Negative interest rates are “unlikely” to come into force this year as the UK economy has proven to be more “resilient” than expected, says KPMG UK’s chief economist, Yael Selfin.
There was speculation that negative rates could be introduced in May after a speech by Silvana Tenreyro, member of the Bank of England Monetary Policy Committee, suggested she would be open to the prospect of negative rates.
However, figures from the Office of National Statistics (ONS) found inflation increased from 0.6 percent in November 2020 to 0.8 percent in December 2020, suggesting the economy is strong enough to get by without a further rate cut.
“Even though we have another lockdown and the pandemic is dragging a bit, the economy seems to be a bit more resilient. The Bank of England will probably try and save that spare ammunition [of negative interest rates] for another shock… If there’s another shock, they won’t really have much more they can do,” Selfin says.

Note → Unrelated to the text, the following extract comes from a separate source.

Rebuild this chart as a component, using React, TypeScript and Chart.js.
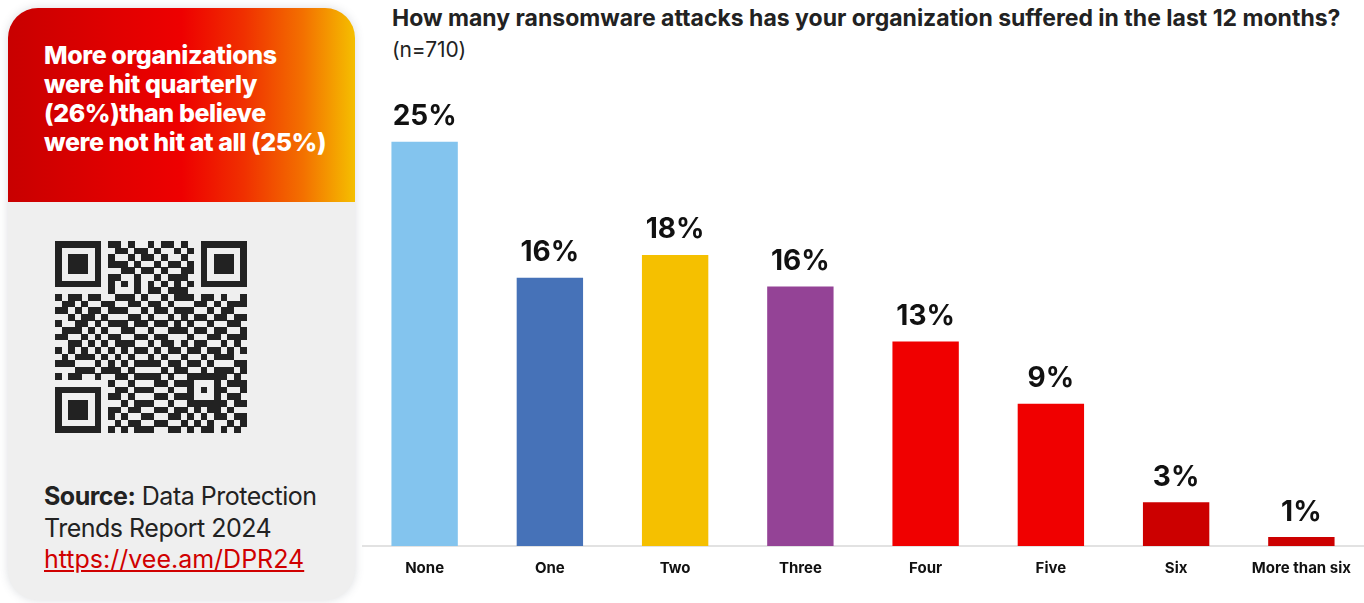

“They want to potentially reserve a little bit of firepower in case something happens, and God knows what can happen – we didn’t think there would be a pandemic.”
While Selfin doesn’t believe negative interest rates will be bad for the economy, it can have a limited impact on small business. Instead, she says looking to government support measures would be a better approach.
“The trouble at the moment is that the economy’s weak because we can’t actually operate. So, by lowering interest rates, you’re not actually going to make those sectors that are shut operate, they just can’t operate, so it’s not that effective.
“At this stage, the government can help more [than the Bank of England] first of all by trying to get rid of the pandemic as quickly as possible – that’s the best tool. And the other one is supporting businesses through loans, through the job retention scheme, and anything else that they can do to give some clarity and certainty to people, so they can plan.”
The Association of Chartered Certified Accountant’s (ACCA) chief economist Michael Taylor agrees , a further rate cut would not likely to be used. He says one of the key concerns is whether negative rates could dissuade banks rather than encourage them to lend.
“I sense a reluctance to deploy them [negative interest rates], although they clearly haven’t ruled it out,” says Taylor.
“They [the government] do seem to emphasise this issue of concern about the effect of negative interest rates on banks’ profitability. Obviously, if you’re hurting banks’ profitability through negative interest rates, then they’re going to lend less and that’s damaging,” he adds.
Selfin adds that for small businesses using credit cards, it is unlikely to have a huge impact.
“Credit cards, for example, aren’t very sensitive to changes in interest rates, they remain quite fixed. There’s a question mark as to how much of that cut they actually get,” Selfin says.
ACCA’s Global Economic Conditions Survey for the fourth quarter suggests the global economy is still in a precarious state with the “fear indices”, which measures the concern that customers and suppliers will go out of business, remaining well above the pre-pandemic long-term average.
However, Taylor says that with the vaccine rollout going particularly well in the UK, there should be a strong pickup in demand through the second half of the year, meaning accountants should start preparing their clients for better times ahead.